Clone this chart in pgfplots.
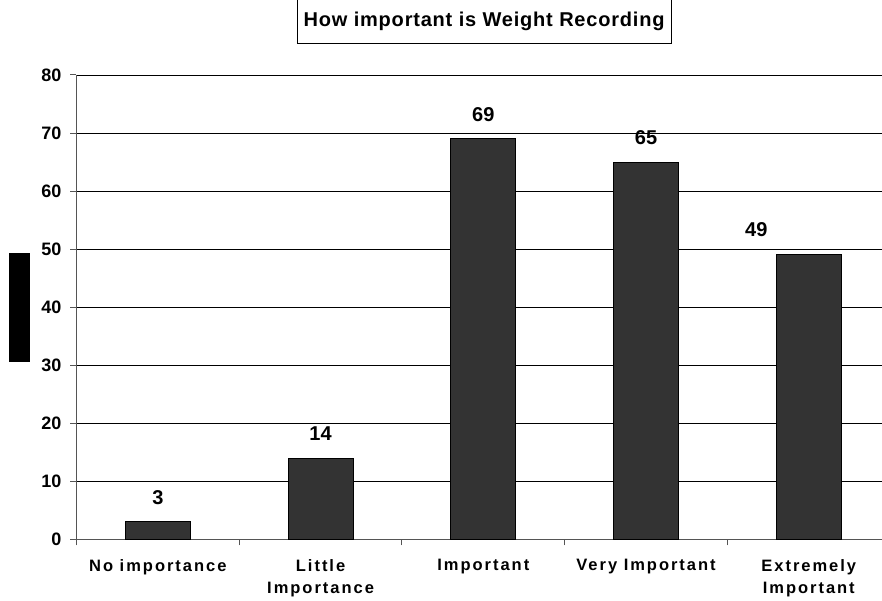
\documentclass[border=0pt]{standalone}
\usepackage{fontspec}
\setmainfont{Liberation Sans}
\newfontfamily\catfont{Liberation Sans}[LetterSpace=12]
\newfontfamily\titlefont{Liberation Sans}[LetterSpace=4]
\usepackage{pgfplots}
\pgfplotsset{compat=1.18}
\definecolor{barfill}{HTML}{333333}
\definecolor{axisgray}{HTML}{555555}

\begin{document}
\begin{tikzpicture}
\begin{axis}[
    name=ax,
    width=805.5pt, height=464.3pt, scale only axis,
    xmin=-0.5, xmax=4.45, ymin=0, ymax=80,
    ytick distance=10,
    xtick={0,...,4},
    xticklabels={No importance, Little\\Importance, Important, Very Important, Extremely\\Important},
    minor xtick={-0.5,0.5,1.5,2.5,3.5},
    major x tick style={draw=none},
    tick align=outside,
    major tick length=6pt, minor tick length=6pt,
    ymajorgrids, grid style={black, line width=0.8pt},
    axis x line*=bottom, axis y line*=left,
    axis line style={axisgray, line width=1.2pt},
    tick style={axisgray, line width=1pt},
    /pgf/number format/assume math mode=true,
    yticklabel style={font=\fontsize{18}{18}\selectfont\bfseries, inner sep=0pt, xshift=-9pt},
    xticklabel style={font=\catfont\bfseries\fontsize{16.5}{22.3}\selectfont, align=center, inner sep=0pt, anchor=north, yshift=-14pt},
    title={How important is Weight Recording},
    title style={at={(axis description cs:0.506,1)}, anchor=center, yshift=48pt,
        draw=black, line width=0.8pt, minimum width=374pt, minimum height=44pt, inner sep=0pt,
        font=\titlefont\bfseries\fontsize{20}{20}\selectfont},
    ylabel={\phantom{I}},
    every axis y label/.style={at={(axis description cs:0,0.5)}, xshift=-57pt, anchor=center,
        fill=black, minimum width=21pt, minimum height=109pt, inner sep=0pt},
]
\addplot[ybar, bar width=65pt, bar shift=0pt, fill=barfill, draw=black, line width=1pt,
    nodes near coords,
    nodes near coords style={font=\bfseries\fontsize{20}{20}\selectfont, text=black, inner sep=0pt, yshift=17pt}]
    coordinates {(0,3) (1,14) (2,69) (3,65)};
\addplot[ybar, bar width=65pt, bar shift=0pt, fill=barfill, draw=black, line width=1pt,
    nodes near coords,
    nodes near coords style={font=\bfseries\fontsize{20}{20}\selectfont, text=black, inner sep=0pt, yshift=17.5pt, xshift=-52.5pt}]
    coordinates {(4,49)};
\end{axis}
\pgfresetboundingbox
\path[use as bounding box] ([shift={(-76.5pt,-61.7pt)}]ax.south west) rectangle ([shift={(0pt,75pt)}]ax.north east);
\end{tikzpicture}
\end{document}
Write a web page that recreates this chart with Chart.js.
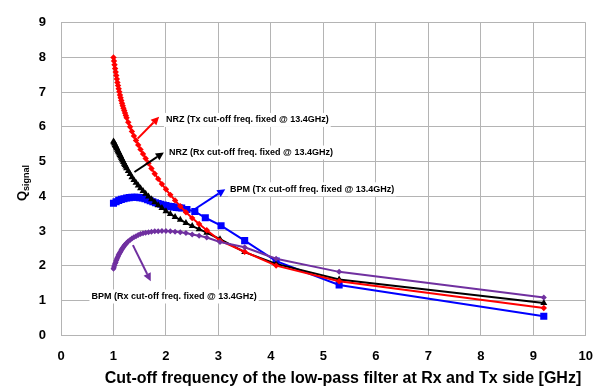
<!DOCTYPE html>
<html>
<head>
<meta charset="utf-8">
<script src="https://cdn.jsdelivr.net/npm/chart.js@4"></script>
<style>
  html, body { margin: 0; padding: 0; background: #ffffff; }
  #wrap { width: 607px; height: 389px; position: relative; }
</style>
</head>
<body>
<div id="wrap"><canvas id="q-chart" width="607" height="389"></canvas></div>
<script>
// Cut-off frequency grid (GHz) shared by NRZ Tx, NRZ Rx and BPM Rx
const denseFreq = [1.000, 1.010, 1.020, 1.031, 1.042, 1.053, 1.064, 1.075, 1.087, 1.099,
    1.111, 1.124, 1.136, 1.149, 1.163, 1.176, 1.190, 1.205, 1.220, 1.235, 1.250,
    1.282, 1.316, 1.351, 1.389, 1.429, 1.471, 1.515, 1.563, 1.613, 1.667,
    1.724, 1.786, 1.852, 1.923, 2.000, 2.083, 2.174, 2.273, 2.381, 2.500,
    2.632, 2.778, 3.030, 3.50, 4.10, 5.30, 9.20];

// Q values
const nrzTxQ = [8.00, 7.90, 7.79, 7.68, 7.58, 7.48, 7.38, 7.28, 7.19, 7.10,
    7.01, 6.92, 6.84, 6.76, 6.68, 6.61, 6.54, 6.47, 6.40, 6.33, 6.26,
    6.13, 6.00, 5.87, 5.74, 5.61, 5.48, 5.35, 5.22, 5.09, 4.95,
    4.80, 4.65, 4.50, 4.35, 4.20, 4.04, 3.88, 3.71, 3.54, 3.37,
    3.20, 3.02, 2.72, 2.40, 2.00, 1.55, 0.78];
const nrzRxQ = [5.58, 5.55, 5.52, 5.48, 5.45, 5.41, 5.38, 5.34, 5.30, 5.27,
    5.23, 5.19, 5.15, 5.11, 5.07, 5.03, 4.99, 4.94, 4.90, 4.86, 4.81,
    4.73, 4.64, 4.55, 4.47, 4.39, 4.31, 4.23, 4.15, 4.07, 3.99,
    3.91, 3.83, 3.74, 3.66, 3.57, 3.49, 3.40, 3.32, 3.23, 3.14,
    3.05, 2.95, 2.76, 2.39, 2.05, 1.60, 0.92];
const bpmRxQ = [1.91, 1.96, 2.01, 2.06, 2.10, 2.15, 2.19, 2.23, 2.27, 2.31,
    2.34, 2.38, 2.41, 2.45, 2.48, 2.51, 2.54, 2.57, 2.60, 2.62, 2.65,
    2.70, 2.74, 2.78, 2.82, 2.85, 2.88, 2.91, 2.93, 2.95, 2.96,
    2.98, 2.99, 2.99, 3.00, 3.00, 2.99, 2.98, 2.96, 2.94, 2.90,
    2.86, 2.81, 2.68, 2.53, 2.20, 1.82, 1.08];

// BPM Tx has its own frequency grid
const bpmTxFreq = [1.00, 1.05, 1.10, 1.15, 1.20, 1.25, 1.30, 1.35, 1.40, 1.45,
    1.50, 1.55, 1.60, 1.65, 1.70, 1.75, 1.80, 1.85, 1.90, 1.95, 2.00,
    2.05, 2.10, 2.15, 2.20, 2.25, 2.30, 2.40, 2.55, 2.75, 3.05, 3.50, 4.10, 5.30, 9.20];
const bpmTxQ = [3.80, 3.84, 3.88, 3.91, 3.93, 3.95, 3.96, 3.97, 3.97, 3.97,
    3.96, 3.95, 3.93, 3.90, 3.87, 3.84, 3.81, 3.79, 3.77, 3.75, 3.73,
    3.71, 3.70, 3.69, 3.68, 3.67, 3.66, 3.62, 3.56, 3.38, 3.15, 2.72, 2.13, 1.44, 0.54];

const xTicks = [0, 1, 2, 3, 4, 5, 6, 7, 8, 9, 10];
const yTicks = [0, 1, 2, 3, 4, 5, 6, 7, 8, 9];

const seriesNames = [
    'NRZ (Tx cut-off freq. fixed @ 13.4GHz)',
    'NRZ (Rx cut-off freq. fixed @ 13.4GHz)',
    'BPM (Tx cut-off freq. fixed @ 13.4GHz)',
    'BPM (Rx cut-off freq. fixed @ 13.4GHz)'
];

const FONT = '"Liberation Sans", Arial, sans-serif';
const GRID = '#b4b4b4';

// callout labels with arrows, placed in data coordinates
const callouts = [
    { text: seriesNames[0], color: '#ff0000', from: [1.46, 5.66], to: [1.87, 6.29], at: [2.00, 6.20] },
    { text: seriesNames[1], color: '#000000', from: [1.40, 4.70], to: [1.96, 5.26], at: [2.06, 5.26] },
    { text: seriesNames[2], color: '#0000ff', from: [2.51, 3.59], to: [3.13, 4.20], at: [3.22, 4.20] },
    { text: seriesNames[3], color: '#7030a0', from: [1.37, 2.59], to: [1.71, 1.55], at: [0.58, 1.11] }
];

function toPoints(xs, ys) {
    return xs.map((x, i) => ({ x: x, y: ys[i] }));
}

// arrow + text boxes, and the axis titles
const calloutPlugin = {
    id: 'callouts',
    afterDatasetsDraw(chart) {
        const ctx = chart.ctx;
        const xs = chart.scales.x, ys = chart.scales.y;
        ctx.save();
        ctx.font = 'bold 9px ' + FONT;
        ctx.textBaseline = 'middle';
        ctx.textAlign = 'left';
        callouts.forEach(c => {
            const tx = xs.getPixelForValue(c.at[0]);
            const ty = ys.getPixelForValue(c.at[1]);
            const w = ctx.measureText(c.text).width;
            ctx.fillStyle = '#ffffff';
            ctx.fillRect(tx - 2, ty - 7, w + 4, 14);
            ctx.fillStyle = '#000000';
            ctx.fillText(c.text, tx, ty);

            // arrow
            const x0 = xs.getPixelForValue(c.from[0]), y0 = ys.getPixelForValue(c.from[1]);
            const x1 = xs.getPixelForValue(c.to[0]), y1 = ys.getPixelForValue(c.to[1]);
            const ang = Math.atan2(y1 - y0, x1 - x0);
            const head = 8, half = 4;
            const bx = x1 - head * Math.cos(ang), by = y1 - head * Math.sin(ang);
            ctx.strokeStyle = c.color;
            ctx.fillStyle = c.color;
            ctx.lineWidth = 2;
            ctx.beginPath();
            ctx.moveTo(x0, y0);
            ctx.lineTo(bx, by);
            ctx.stroke();
            ctx.beginPath();
            ctx.moveTo(x1, y1);
            ctx.lineTo(bx + half * Math.sin(ang), by - half * Math.cos(ang));
            ctx.lineTo(bx - half * Math.sin(ang), by + half * Math.cos(ang));
            ctx.closePath();
            ctx.fill();
        });

        // x axis title
        ctx.fillStyle = '#000000';
        ctx.textAlign = 'center';
        ctx.font = 'bold 16px ' + FONT;
        ctx.fillText('Cut-off frequency of the low-pass filter at Rx and Tx side [GHz]', 343, 379);

        // y axis title Q with subscript
        ctx.translate(22, 201);
        ctx.rotate(-Math.PI / 2);
        ctx.textAlign = 'left';
        ctx.font = 'bold 13px ' + FONT;
        ctx.fillText('Q', 0, 0);
        const qw = ctx.measureText('Q').width;
        ctx.font = 'bold 9px ' + FONT;
        ctx.fillText('signal', qw, 5);
        ctx.restore();
    }
};

document.addEventListener('DOMContentLoaded', function () {
    const ctx = document.getElementById('q-chart').getContext('2d');

    const datasets = [
        { // BPM Rx
            label: seriesNames[3], data: toPoints(denseFreq, bpmRxQ),
            borderColor: '#7030a0', backgroundColor: '#7030a0',
            pointStyle: 'rectRot', pointRadius: 3
        },
        { // NRZ Tx
            label: seriesNames[0], data: toPoints(denseFreq, nrzTxQ),
            borderColor: '#ff0000', backgroundColor: '#ff0000',
            pointStyle: 'rectRot', pointRadius: 3.2
        },
        { // NRZ Rx
            label: seriesNames[1], data: toPoints(denseFreq, nrzRxQ),
            borderColor: '#000000', backgroundColor: '#000000',
            pointStyle: 'triangle', pointRadius: 4
        },
        { // BPM Tx
            label: seriesNames[2], data: toPoints(bpmTxFreq, bpmTxQ),
            borderColor: '#0000ff', backgroundColor: '#0000ff',
            pointStyle: 'rect', pointRadius: 5
        }
    ];
    datasets.forEach(d => {
        d.showLine = true;
        d.borderWidth = 2;
        d.pointBorderWidth = 0;
        d.tension = 0;
    });

    new Chart(ctx, {
        type: 'scatter',
        data: { datasets: datasets },
        options: {
            responsive: false,
            animation: false,
            devicePixelRatio: 1,
            layout: { padding: { left: 0, right: 16, top: 16, bottom: 0 } },
            plugins: {
                legend: { display: false },
                tooltip: { enabled: false }
            },
            scales: {
                x: {
                    type: 'linear', min: 0, max: 10,
                    afterBuildTicks: s => { s.ticks = xTicks.map(v => ({ value: v })); },
                    afterFit: s => { s.height = 54; },
                    grid: { color: GRID, drawTicks: false },
                    border: { color: GRID },
                    ticks: { color: '#000', padding: 14, font: { family: FONT, size: 13, weight: 'bold' } }
                },
                y: {
                    type: 'linear', min: 0, max: 9,
                    afterBuildTicks: s => { s.ticks = yTicks.map(v => ({ value: v })); },
                    afterFit: s => { s.width = 61; },
                    grid: { color: GRID, drawTicks: false },
                    border: { color: GRID },
                    ticks: { color: '#000', padding: 15, font: { family: FONT, size: 13, weight: 'bold' } }
                }
            }
        },
        plugins: [calloutPlugin]
    });
});
</script>
</body>
</html>
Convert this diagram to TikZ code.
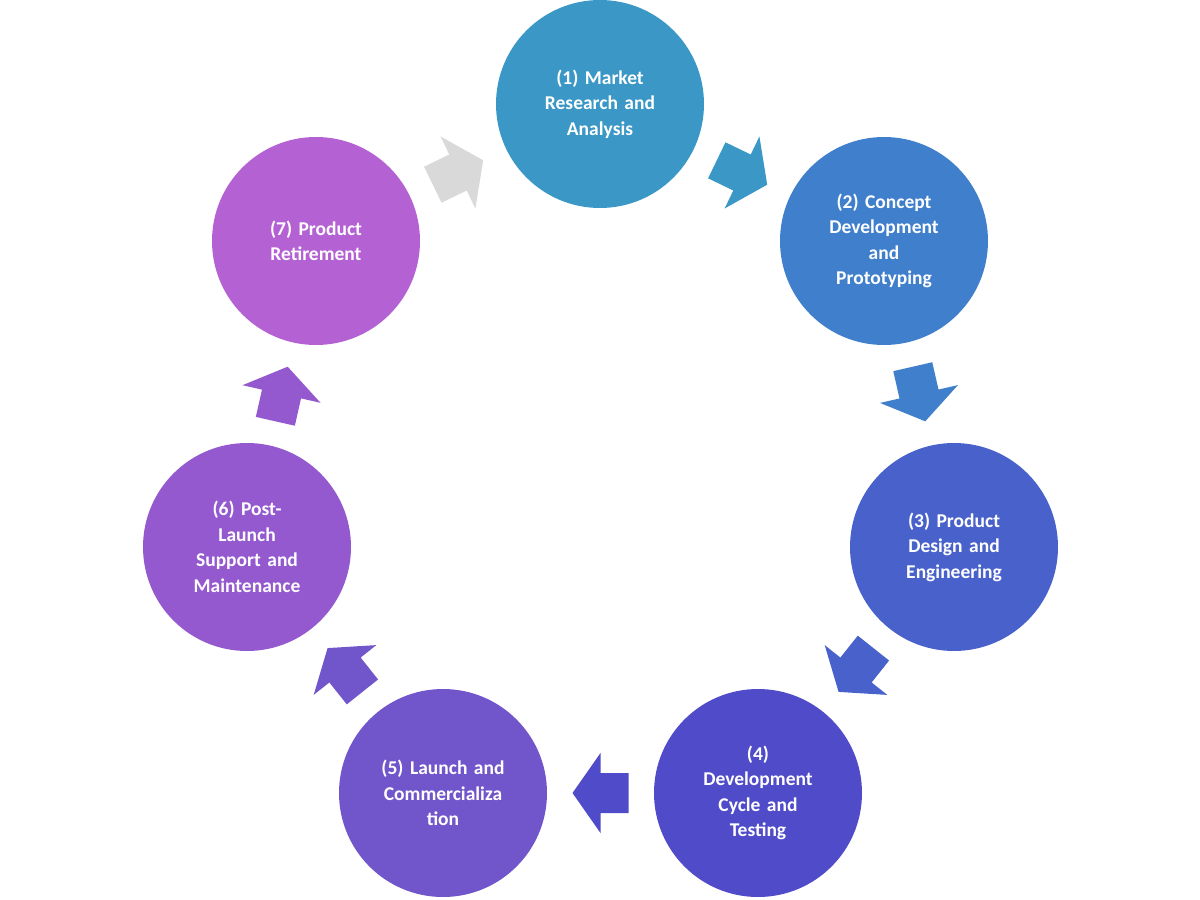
\documentclass[tikz,border=0pt]{standalone}
\usepackage{fontspec}
\setmainfont{Carlito}
\usetikzlibrary{calc}
\definecolor{c1}{HTML}{3A97C6}
\definecolor{c2}{HTML}{3F7FCB}
\definecolor{c3}{HTML}{4962CB}
\definecolor{c4}{HTML}{4F4BC9}
\definecolor{c5}{HTML}{7155CB}
\definecolor{c6}{HTML}{9459CF}
\definecolor{c7}{HTML}{B462D3}
\definecolor{cg}{HTML}{D9D9D9}
\begin{document}
\begin{tikzpicture}[x=1pt,y=-1pt,
  stage/.style={circle,minimum size=208pt,inner sep=0pt,text=white,align=center,
    text width=135pt,font=\bfseries\fontsize{19.5}{25.5}\selectfont},
  blk/.style={}]
\useasboundingbox (0,0) rectangle (1200,900);
\node[stage,fill=c1] (n1) at (600,104) {(1) Market\\Research and\\Analysis};
\node[stage,fill=c2] (n2) at (884,241) {(2) Concept\\Development\\and\\Prototyping};
\node[stage,fill=c3] (n3) at (954,547) {(3) Product\\Design and\\Engineering};
\node[stage,fill=c4] (n4) at (758,793) {(4)\\Development\\Cycle and\\Testing};
\node[stage,fill=c5] (n5) at (443,793) {(5) Launch and\\Commercializa\\tion};
\node[stage,fill=c6] (n6) at (247,547) {(6) Post-\\Launch\\Support and\\Maintenance};
\node[stage,fill=c7] (n7) at (316,241) {(7) Product\\Retirement};
\foreach \a/\b/\ang/\col in {n1/n2/-25.8/c1, n2/n3/-77.1/c2, n3/n4/-128.5/c3, n4/n5/180/c4, n5/n6/128.5/c5, n6/n7/77.3/c6, n7/n1/25.8/cg}{
  \coordinate (m) at ($(\a)!0.5!(\b)$);
  \begin{scope}[shift={(m)},rotate=\ang]
    \fill[\col] (-28,-20) -- (0,-20) -- (0,-40) -- (28,0) -- (0,40) -- (0,20) -- (-28,20) -- cycle;
  \end{scope}
}
\end{tikzpicture}
\end{document}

-.-.-

THE REQUEST
Only the lines from the one that holds "Convert this diagram to TikZ code." through the end of the records above should be printed again, exactly as they are. Leave out the pictures.

THE RESPONSE
Convert this diagram to TikZ code.
\documentclass[tikz,border=0pt]{standalone}
\usepackage{fontspec}
\setmainfont{Carlito}
\usetikzlibrary{calc}
\definecolor{c1}{HTML}{3A97C6}
\definecolor{c2}{HTML}{3F7FCB}
\definecolor{c3}{HTML}{4962CB}
\definecolor{c4}{HTML}{4F4BC9}
\definecolor{c5}{HTML}{7155CB}
\definecolor{c6}{HTML}{9459CF}
\definecolor{c7}{HTML}{B462D3}
\definecolor{cg}{HTML}{D9D9D9}
\begin{document}
\begin{tikzpicture}[x=1pt,y=-1pt,
  stage/.style={circle,minimum size=208pt,inner sep=0pt,text=white,align=center,
    text width=135pt,font=\bfseries\fontsize{19.5}{25.5}\selectfont},
  blk/.style={}]
\useasboundingbox (0,0) rectangle (1200,900);
\node[stage,fill=c1] (n1) at (600,104) {(1) Market\\Research and\\Analysis};
\node[stage,fill=c2] (n2) at (884,241) {(2) Concept\\Development\\and\\Prototyping};
\node[stage,fill=c3] (n3) at (954,547) {(3) Product\\Design and\\Engineering};
\node[stage,fill=c4] (n4) at (758,793) {(4)\\Development\\Cycle and\\Testing};
\node[stage,fill=c5] (n5) at (443,793) {(5) Launch and\\Commercializa\\tion};
\node[stage,fill=c6] (n6) at (247,547) {(6) Post-\\Launch\\Support and\\Maintenance};
\node[stage,fill=c7] (n7) at (316,241) {(7) Product\\Retirement};
\foreach \a/\b/\ang/\col in {n1/n2/-25.8/c1, n2/n3/-77.1/c2, n3/n4/-128.5/c3, n4/n5/180/c4, n5/n6/128.5/c5, n6/n7/77.3/c6, n7/n1/25.8/cg}{
  \coordinate (m) at ($(\a)!0.5!(\b)$);
  \begin{scope}[shift={(m)},rotate=\ang]
    \fill[\col] (-28,-20) -- (0,-20) -- (0,-40) -- (28,0) -- (0,40) -- (0,20) -- (-28,20) -- cycle;
  \end{scope}
}
\end{tikzpicture}
\end{document}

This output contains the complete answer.